For those who may not know, “Where Do We Go Now?” beat two well received movies starring George Clooney (yes Clooney!) to win the people’s choice award at the Toronto film festival. As a Lebanese, I feel proud. Nadine Labaki’s previous movie “Caramel” was a huge success, but never got to compete on an international level. “Where Do We Go Now?” is easy to admire, a bit more difficult to love. That’s because the film, like its central character (played by Labaki herself) keeps its emotions in check so much of the time. It should be no shock though that the film is intelligent, and well made, considering so many talented people were involved in it. What’s somewhat surprising is how engaging a story about a group of Muslims and Christians living together in a small village can be.
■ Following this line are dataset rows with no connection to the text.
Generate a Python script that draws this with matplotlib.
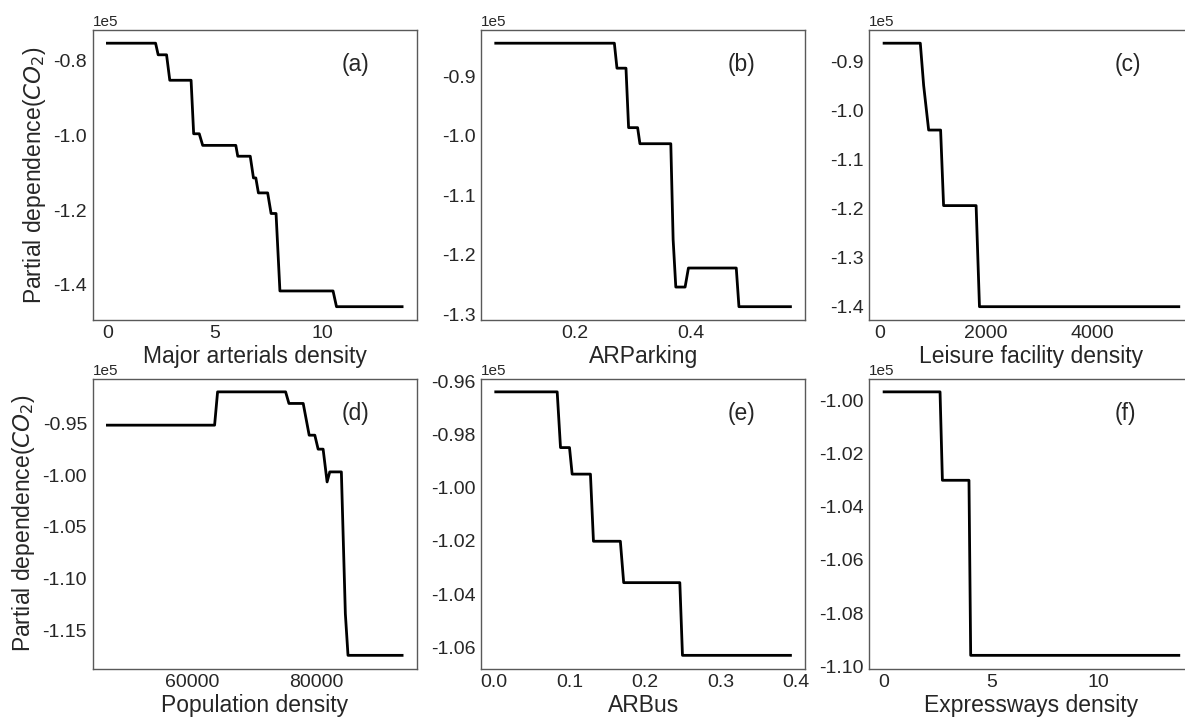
import matplotlib
matplotlib.use("Agg")
import matplotlib.pyplot as plt

# === Partial dependence curves (corner points) ===
maj_x = [0, 2.24, 2.36, 2.75, 2.90, 3.89, 4.01, 4.27, 4.43, 5.97, 6.06, 6.64, 6.79,
         6.90, 7.02, 7.45, 7.61, 7.84, 8.02, 10.49, 10.65, 13.7]
maj_y = [-75400, -75400, -78500, -78500, -85300, -85300, -99600, -99600, -102700,
         -102700, -105600, -105600, -111400, -111400, -115400, -115400, -120900,
         -120900, -141600, -141600, -145800, -145800]

park_x = [0.0646, 0.2686, 0.2731, 0.2886, 0.2931, 0.3086, 0.3126, 0.3657, 0.3697,
          0.3743, 0.3903, 0.3960, 0.4783, 0.4829, 0.5715]
park_y = [-84400, -84400, -88600, -88600, -98600, -98600, -101300, -101300, -117400,
          -125400, -125400, -122200, -122200, -128700, -128700]

leis_x = [81, 762, 825, 919, 1144, 1200, 1812, 1875, 5625]
leis_y = [-86300, -86300, -94900, -104000, -104000, -119400, -119400, -140000, -140000]

pop_x = [46400, 63627, 64107, 75040, 75573, 77867, 78827, 79733, 80267, 81067,
         81707, 82133, 84000, 84640, 85067, 93760]
pop_y = [-95160, -95160, -91940, -91940, -93060, -93060, -96130, -96130, -97480,
         -97480, -100650, -99680, -99680, -113390, -117420, -117420]

bus_x = [0.0026, 0.0839, 0.0883, 0.1002, 0.1037, 0.1279, 0.1319, 0.1675, 0.1719,
         0.2462, 0.2497, 0.3926]
bus_y = [-96380, -96380, -98480, -98480, -99480, -99480, -102010, -102010, -103570,
         -103570, -106310, -106310]

exp_x = [0.0, 2.61, 2.72, 3.96, 4.04, 13.75]
exp_y = [-99687, -99687, -103010, -103010, -109590, -109590]

xlabels = ["Major arterials density", "ARParking", "Leisure facility density",
           "Population density", "ARBus", "Expressways density"]
tags = ["(a)", "(b)", "(c)", "(d)", "(e)", "(f)"]
xticks = [[0, 5, 10], [0.2, 0.4], [0, 2000, 4000], [60000, 80000],
          [0.0, 0.1, 0.2, 0.3, 0.4], [0, 5, 10]]
yticks = [[-0.8e5, -1.0e5, -1.2e5, -1.4e5],
          [-0.9e5, -1.0e5, -1.1e5, -1.2e5, -1.3e5],
          [-0.9e5, -1.0e5, -1.1e5, -1.2e5, -1.3e5, -1.4e5],
          [-0.95e5, -1.00e5, -1.05e5, -1.10e5, -1.15e5],
          [-0.96e5, -0.98e5, -1.00e5, -1.02e5, -1.04e5, -1.06e5],
          [-1.00e5, -1.02e5, -1.04e5, -1.06e5, -1.08e5, -1.10e5]]

curves = [(maj_x, maj_y), (park_x, park_y), (leis_x, leis_y),
          (pop_x, pop_y), (bus_x, bus_y), (exp_x, exp_y)]
tag_x = [0.81, 0.803, 0.796, 0.81, 0.803, 0.79]

# === Style ===
plt.rcParams["font.family"] = ["Liberation Sans", "DejaVu Sans"]
plt.rcParams["axes.unicode_minus"] = False
plt.rcParams["text.color"] = "0.15"
plt.rcParams["axes.labelcolor"] = "0.15"
plt.rcParams["xtick.color"] = "0.15"
plt.rcParams["ytick.color"] = "0.15"

fig, axes = plt.subplots(2, 3, figsize=(11.85, 7.2), dpi=100)
fig.subplots_adjust(left=0.0782, right=1.0072, top=0.9583, bottom=0.0715,
                    wspace=0.198, hspace=0.203)

for i, ax in enumerate(axes.flat):
    x, y = curves[i]
    ax.plot(x, y, color="black", linewidth=2.0)
    ax.set_xticks(xticks[i])
    ax.set_yticks(yticks[i])
    ax.ticklabel_format(axis="y", style="sci", scilimits=(0, 0))
    ax.yaxis.get_offset_text().set_fontsize(11)
    ax.tick_params(length=0, labelsize=14, pad=4)
    ax.set_xlabel(xlabels[i], fontsize=16.5, labelpad=2)
    for sp in ax.spines.values():
        sp.set_color("0.35")
        sp.set_linewidth(1.0)
    ax.text(tag_x[i], 0.88, tags[i], transform=ax.transAxes, fontsize=16.5,
            ha="center", va="center")
    if i % 3 == 0:
        ax.set_ylabel("Partial dependence($CO_2$)", fontsize=16.5)

plt.savefig("out.png", dpi=100)
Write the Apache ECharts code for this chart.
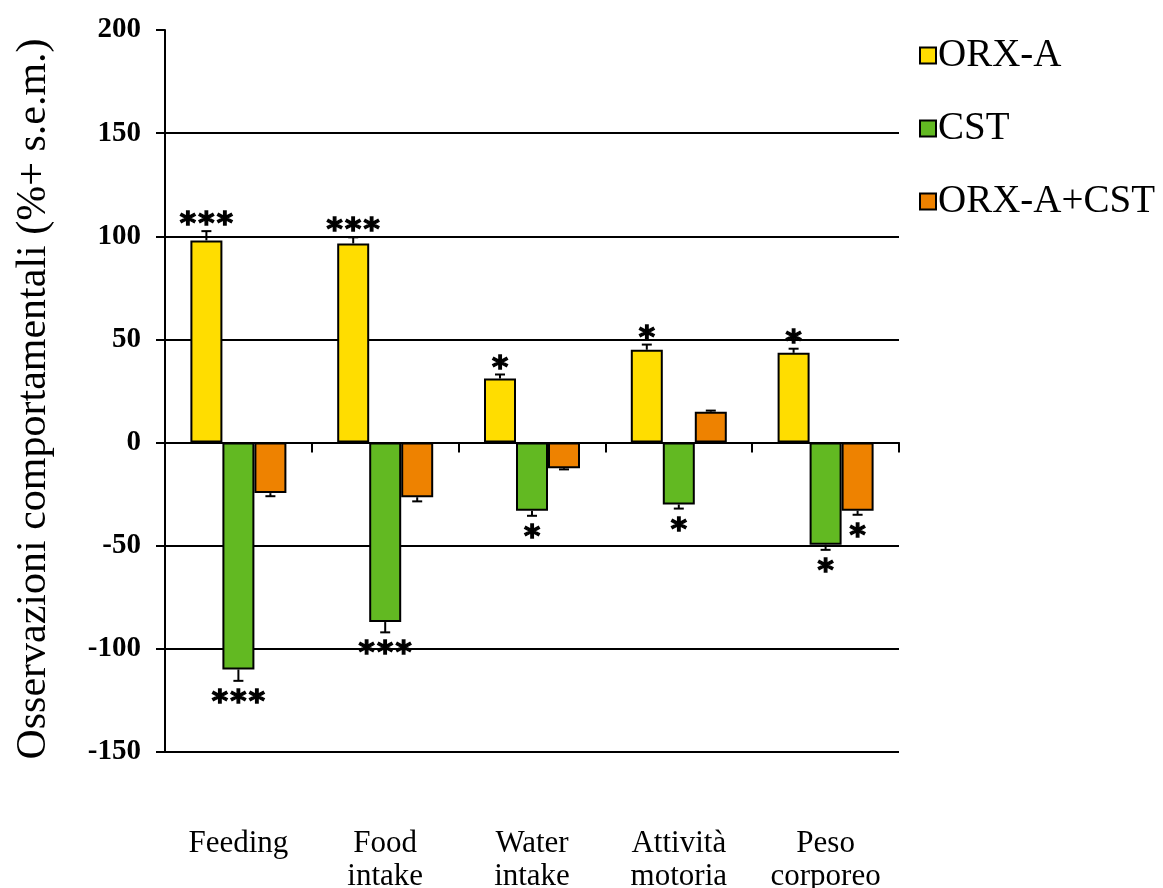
<!DOCTYPE html>
<html>
<head>
<meta charset="utf-8">
<script src="https://cdn.jsdelivr.net/npm/echarts@6/dist/echarts.min.js"></script>
<style>
  html, body { margin: 0; padding: 0; background: #fff; }
  #chart { width: 1163px; height: 888px; }
</style>
</head>
<body>
<div id="chart"></div>
<script>
// Categories on the x axis
const categories = ['Feeding', 'Food\nintake', 'Water\nintake', 'Attività\nmotoria', 'Peso\ncorporeo'];

// Mean change (%) and s.e.m. for each treatment
const orxA      = [98, 96.5, 31, 45, 43.5];
const orxAErr   = [4.5, 3, 2, 2.5, 2];
const cst       = [-110, -87, -33, -30, -49.5];
const cstErr    = [5.5, 5, 2.5, 2, 2.5];
const combo     = [-24.5, -26.5, -12.5, 15, -33];
const comboErr  = [1.5, 2, 0.5, 0.5, 2];

// Significance marks per bar
const orxASig  = ['***', '***', '*', '*', '*'];
const cstSig   = ['***', '***', '*', '*', '*'];
const comboSig = ['', '', '', '', '*'];

const seriesNames = ['ORX-A', 'CST', 'ORX-A+CST'];
const colors = ['#FFDD00', '#62B922', '#EE8200'];

const BAR_W = 32;
const SERIF = '"Liberation Serif", "Times New Roman", serif';

// Error bar rows: [category index, value, error]
function errRows(vals, errs) {
  return vals.map((v, i) => [i, v, errs[i]]);
}

// Draws a one-sided error bar with cap, plus the significance stars beyond it
function makeErrRenderer(slot, sig) {
  return function (params, api) {
    const ci = api.value(0), v = api.value(1), e = api.value(2);
    const marks = sig[params.dataIndex] || '';
    const dir = v >= 0 ? 1 : -1;
    const p0 = api.coord([ci, v]);
    const p1 = api.coord([ci, v + dir * e]);
    const x = p0[0] + slot * BAR_W;
    const children = [
      { type: 'line', shape: { x1: x, y1: p0[1], x2: x, y2: p1[1] }, style: { stroke: '#000', lineWidth: 2 } },
      { type: 'line', shape: { x1: x - 5, y1: p1[1], x2: x + 5, y2: p1[1] }, style: { stroke: '#000', lineWidth: 2 } }
    ];
    const n = marks.length;
    const ty = dir > 0 ? p1[1] - 6 : p1[1] + 22;
    for (let k = 0; k < n; k++) {
      children.push({
        type: 'text',
        style: {
          text: '*', x: x + (k - (n - 1) / 2) * 18.5, y: ty,
          align: 'center', verticalAlign: 'middle',
          font: 'bold 31px "DejaVu Sans", sans-serif', fill: '#000',
          stroke: '#000', lineWidth: 1.3
        }
      });
    }
    return { type: 'group', children };
  };
}

const chart = echarts.init(document.getElementById('chart'), null, { renderer: 'canvas' });

chart.setOption({
  backgroundColor: '#fff',
  animation: false,
  grid: { left: 165, right: 264, top: 30, bottom: 136, outerBoundsMode: 'none', containLabel: false },
  legend: {
    orient: 'vertical', left: 914, top: 31,
    itemWidth: 16, itemHeight: 16, itemGap: 34,
    icon: 'rect',
    data: seriesNames,
    textStyle: { fontFamily: SERIF, fontSize: 39, color: '#000', padding: [0, 0, 0, -3] }
  },
  xAxis: [
    {
      type: 'category', data: categories, position: 'bottom',
      axisLine: { onZero: true, lineStyle: { color: '#000', width: 2 } },
      axisTick: { show: true, inside: false, length: 10, lineStyle: { color: '#000', width: 2 } },
      axisLabel: { show: false },
      splitLine: { show: false }
    },
    {
      type: 'category', data: categories, position: 'bottom',
      axisLine: { show: false, onZero: false },
      axisTick: { show: false },
      axisLabel: {
        show: true, interval: 0, hideOverlap: false, margin: 75,
        fontFamily: SERIF, fontSize: 31, lineHeight: 33, color: '#000'
      },
      splitLine: { show: false }
    }
  ],
  yAxis: {
    type: 'value', min: -150, max: 200, interval: 50,
    name: 'Osservazioni comportamentali (%+ s.e.m.)',
    nameLocation: 'middle', nameGap: 110, nameRotate: 90,
    nameTextStyle: { fontFamily: SERIF, fontSize: 42, color: '#000', padding: [0, 16, 0, 0] },
    axisLine: { show: true, lineStyle: { color: '#000', width: 2 } },
    axisTick: { show: true, length: 9, lineStyle: { color: '#000', width: 2 } },
    axisLabel: { margin: 24, fontFamily: SERIF, fontWeight: 'bold', fontSize: 29, color: '#000' },
    splitLine: {
      show: true,
      lineStyle: { width: 2, color: ['#000', '#000', '#000', '#000', '#000', '#000', '#000', 'rgba(0,0,0,0)'] }
    }
  },
  series: [
    {
      name: seriesNames[0], type: 'bar', data: orxA, barWidth: BAR_W, barGap: '0%',
      itemStyle: { color: colors[0], borderColor: '#000', borderWidth: 2 }
    },
    {
      name: seriesNames[1], type: 'bar', data: cst, barWidth: BAR_W, barGap: '0%',
      itemStyle: { color: colors[1], borderColor: '#000', borderWidth: 2 }
    },
    {
      name: seriesNames[2], type: 'bar', data: combo, barWidth: BAR_W, barGap: '0%',
      itemStyle: { color: colors[2], borderColor: '#000', borderWidth: 2 }
    },
    { type: 'custom', renderItem: makeErrRenderer(-1, orxASig), data: errRows(orxA, orxAErr), z: 5, silent: true },
    { type: 'custom', renderItem: makeErrRenderer(0, cstSig), data: errRows(cst, cstErr), z: 5, silent: true },
    { type: 'custom', renderItem: makeErrRenderer(1, comboSig), data: errRows(combo, comboErr), z: 5, silent: true }
  ]
});
</script>
</body>
</html>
We are told that the village is cut off from the rest of the outside world due to a broken bridge. When we first meet Labaki’s character, we learn that she’s a Christian mother who pines for a Muslim man. You see, and unlike the women in this small village, who march together to mourn their loved ones, the men are easily influenced by the war going on outside, which will eventually develop into religious tensions. The women bond together, as they should, to keep the peace, while men work against it. They cut the wires to the TV and the radio to block out the news, and even hire a band of Ukrainian showgirls to entertain their men, in a funny and clever way. Labaki treats her material in a tragi-comedy style, which is always refreshing in my opinion. You might be laughing one minute, then crying the next.
“Where Do We Go Now?” deals with a community’s search for answers in a country that offers only new and challenging questions. I know that, because I’ve been raised in that country, and I could easily relate to every character in the movie. And because every character is so direct and believable, their dilemmas seem concrete; it’s the solutions that are hazy and hard to define, hence the title “Where Do We Go Now?”. My only complaint is that I found it difficult to care about the musical interludes. They are very well crafted, but I don’t think they belong in this movie.
But if “Where Do We Go Now?” is less than perfect, it’s still a very good movie that covers a lot of ground with an observant eye, and provides great parts to all the actors involved in it. And as we come to the end of a summer brimming with mindless escapism, it’s bracing to encounter a film that encourages us to feel and think at the same time. “Where Do We Go Now?” does exactly that. It also adds to my ever growing admiration for Nadine Labaki and provides a pleasant sense of discovery in seeing a Lebanese movie win an international award. Such a film deserves applause, support, and most of all an audience.